The Connection in a Healthy Relationship
- brightsparknam
- Sep 23
- 3 min read
By Theresa Olivier – ess Social Worker (B.Soc.Sc. (Hon) UFS)

In my work with couples, one recurring theme stands out — many partners feel disconnected, not because they’ve fallen out of love, but because they’ve simply stopped talking about the things that matter.
In a fast-paced world filled with work schedules, parenting duties, and daily logistics, relationships often slip into survival mode. Conversations become functional — who’s picking up the kids, what’s for dinner, which bills are due — and the deeper emotional bond gets left behind.
But staying emotionally connected doesn’t require grand gestures. It’s about everyday conversations that build trust, intimacy, and shared understanding. And according to psychologist Dr. Mark Travers, there are five key topics that healthy couples talk about every day to maintain and strengthen their bond.
Let’s explore these simple, yet powerful tools to foster connection:
1. The State of Your Relationship
Start by checking in with each other.
“Do you feel loved, supported, and connected?”
Healthy couples regularly take the emotional temperature of their relationship. They share appreciation, laugh together about a memory, or dream about something they look forward to doing. These conversations create space to be vulnerable and honest — the foundation of emotional safety.
2. What They’re Currently Into
Staying curious about each other is vital. You don’t have to share all the same hobbies, but knowing what excites your partner - a song, a new book, a silly meme—keeps the spark alive. As Dr. Travers puts it:
“We’re constantly growing and evolving — and we’re doing it together.”
3. Their Dreams for the Future
A future-oriented relationship is a healthy one.
Happy couples dream together — whether it’s starting a family, taking a career leap, planning a holiday, or imagining a new chapter. Even the whimsical dreams are important. They reveal each other’s values, goals, and sense of purpose. It’s not just about planning - it’s about building a life together.
4. Fears and Stressors
Don’t avoid the elephant in the room.
In a safe relationship, partners can talk about what’s weighing on them - stress at work, financial fears, family issues. Being able to say, “I’m not okay”, and knowing your partner will respond with empathy builds trust and resilience.
You don’t have to carry your burdens alone. Your partner can’t fix everything, but they can stand beside you.
5. Random Thoughts
Yes, even the weird ones.
Whether it’s a “shower thought,” a silly “what if,” or a random daydream - couples in strong relationships feel free to share. These spontaneous conversations add playfulness, joy, and surprise into the relationship. And that, too, is a form of intimacy.

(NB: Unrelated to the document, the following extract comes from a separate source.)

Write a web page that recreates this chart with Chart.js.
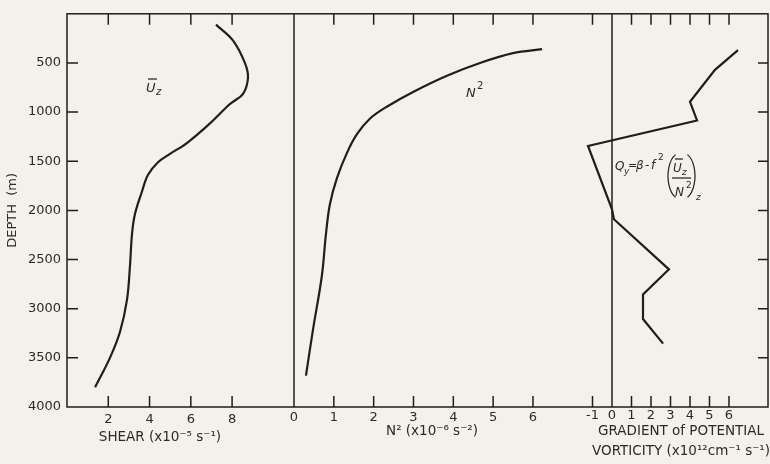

Final Thoughts: Be Intentional About Connection
As a social worker, I often remind couples that connection is not automatic — it’s intentional. You don’t need hours of deep conversation every day. You just need moments of meaning.
If you and your partner feel like you’ve “run out of things to say,” perhaps it’s time to explore new ways of showing up for each other - emotionally, mentally, and even playfully.
ess is here to help.
If you need support in navigating relationship dynamics, communication challenges, or emotional disconnection, our door is open. Let’s build healthier relationships - one conversation at a time.
For appointments or inquiries, feel free to contact us via email at admin@ess.com.na or send a WhatsApp message to 081 300 0520. Our compassionate team is here to walk alongside you on the journey of healing within your relationship.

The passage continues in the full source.